Third, the solutions they propose usually don’t fix anything. If you have a long line in which you call a function with four parameters and it turns out the line is too long, they tell you to put each parameter in its line. Woah. What a radical change! The code will be so much better structured that way, if it was not by the fact that it’s the same code. People using a random length limit will, many times, surpass that limit, and their solution is to split the expression. The expression is the same. You are not making the code better by splitting the line. You are not changing your approach to the problem, or the structure of your program, or decreasing the cyclomatic complexity, or anything. You are only splitting the line. Plus, as mentioned previously, you are pushing one line below the limits of your screen. If you have space in your screen, use it.
My advice is: try to structure your program as best as you can.
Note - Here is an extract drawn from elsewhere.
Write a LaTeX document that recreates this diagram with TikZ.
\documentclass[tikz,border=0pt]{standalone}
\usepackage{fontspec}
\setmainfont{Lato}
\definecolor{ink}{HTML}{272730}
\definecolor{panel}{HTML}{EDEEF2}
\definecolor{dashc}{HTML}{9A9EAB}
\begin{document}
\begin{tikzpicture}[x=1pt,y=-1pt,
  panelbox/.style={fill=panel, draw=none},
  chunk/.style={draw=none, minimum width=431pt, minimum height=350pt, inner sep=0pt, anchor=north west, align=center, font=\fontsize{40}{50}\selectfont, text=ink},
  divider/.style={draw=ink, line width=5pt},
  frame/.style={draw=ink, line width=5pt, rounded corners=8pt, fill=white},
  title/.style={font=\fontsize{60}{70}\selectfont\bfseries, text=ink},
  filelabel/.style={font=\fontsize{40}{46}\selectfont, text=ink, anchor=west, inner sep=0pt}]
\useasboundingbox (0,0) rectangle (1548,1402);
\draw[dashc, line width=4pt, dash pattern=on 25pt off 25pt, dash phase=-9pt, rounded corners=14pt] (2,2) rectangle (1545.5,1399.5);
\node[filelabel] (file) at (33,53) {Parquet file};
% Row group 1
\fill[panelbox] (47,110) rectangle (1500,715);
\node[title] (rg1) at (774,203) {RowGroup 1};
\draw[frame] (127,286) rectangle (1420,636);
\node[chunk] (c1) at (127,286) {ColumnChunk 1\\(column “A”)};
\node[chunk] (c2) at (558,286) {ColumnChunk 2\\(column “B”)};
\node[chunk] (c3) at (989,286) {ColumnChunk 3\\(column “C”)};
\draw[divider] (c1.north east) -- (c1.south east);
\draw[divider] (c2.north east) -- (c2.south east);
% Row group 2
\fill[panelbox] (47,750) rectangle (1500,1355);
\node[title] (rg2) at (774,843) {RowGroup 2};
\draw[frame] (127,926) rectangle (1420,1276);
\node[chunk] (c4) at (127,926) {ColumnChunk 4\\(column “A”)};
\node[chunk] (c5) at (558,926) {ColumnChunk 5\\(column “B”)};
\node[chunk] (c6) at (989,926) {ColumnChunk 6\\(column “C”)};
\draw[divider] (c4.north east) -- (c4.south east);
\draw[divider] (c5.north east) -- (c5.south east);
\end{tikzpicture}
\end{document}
Create good code. Write simple functions. If, when doing that, you notice you write an unusually long line, it’s fine if it fits in your screen and it’s readable. Focusing on keeping the line length below an arbitrary limit is only a distraction. You won’t be a better programmer. Be practical. If you are working with people whose screen resolution is lower and they tell you they usually have problems reading your long lines, be a good work mate and try to make them shorter. If they are working in the same application but their lines are much shorter, maybe there’s a problem with your code.
PS: Usability studies have shown short lines are easier to read because it’s easier to track the line you are reading and jump to the beginning of the next line when you reach the end on the current one. Sometimes this is used as an argument in favour of short lines of code, but fails to notice that the studies apply to unstructured normal text, not code. Code is easier to read in this regard because it follows an structure, the lines are usually different from each other and are divided into short blocks instead of long paragraphs. In my humble opinion, this argument is void when talking about source code.